We're fairly keen about marrows, baby marrows (i.e. courgettes or zucchini) and many varieties of squash. They are usually fairly easy to get started from their big fat seeds in small pots in the conservatory or greenhouse - or even on windowsills in the house.

But some years we hit a problem - and this is one of those years. We planted 9 Green Bush Trailing marrow seeds from a new packet and only one germinated. The survivor is growing into a nice sturdy plant, but 1 from 9 isn't a good ratio. After 3 weeks I checked and the seeds hadn't rotted or been eaten, but were just not doing anything.

In desperation I bought some seedlings at a local Plant Sale. These are a different variety Nero Di Milano which we haven't grown before and I believe are used mostly as courgettes rather than leaving to grow to marrows. It's good to try new things. Also picked up a Turks Turban squash seedling, sounds very exotic. This is a stuffed Turks Turban - recipe from Sue Lau on Food.com. Look forward to trying that later in the summer!

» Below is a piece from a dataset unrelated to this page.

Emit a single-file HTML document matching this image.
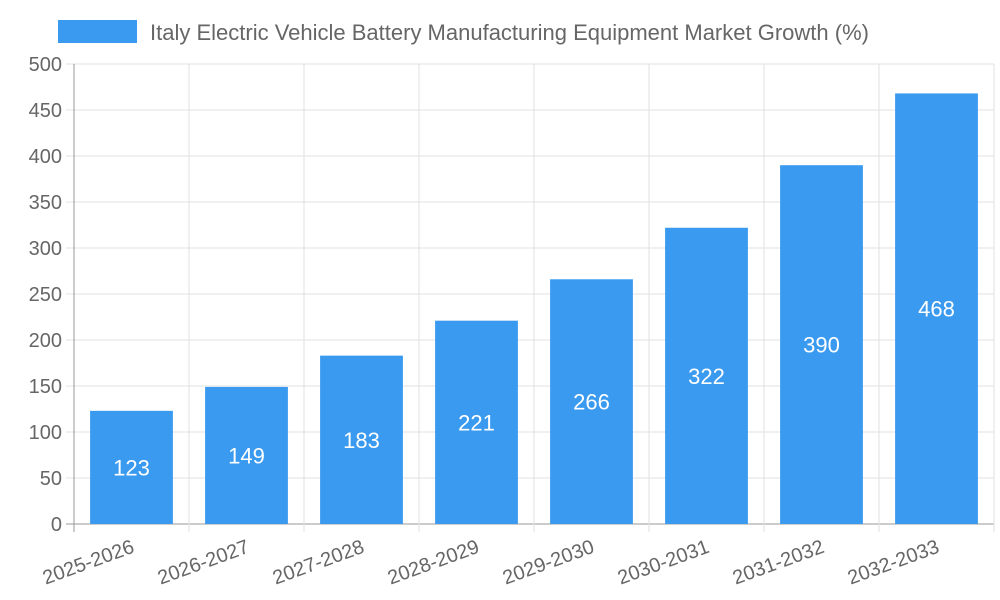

I've since planted 5 seeds from last year's packet of Green Bush and 3 have come up pretty quickly.

I keep seeds from our harvest and sometimes from bought Butternut Squash. Unfortunately I'm not much good at labelling them. So the squash seeds I planted could be anything. Previously this random process has produced a variety of stripy green or yellow squashes of different sizes and shapes. They are all good in soup or roasted with some fennel seeds or sage!

Small courgettes and marrows in pots in the greenhouse

Butternut Squash seedlings - plus some weeds. I use our own compost which is good but not weed-seed-free.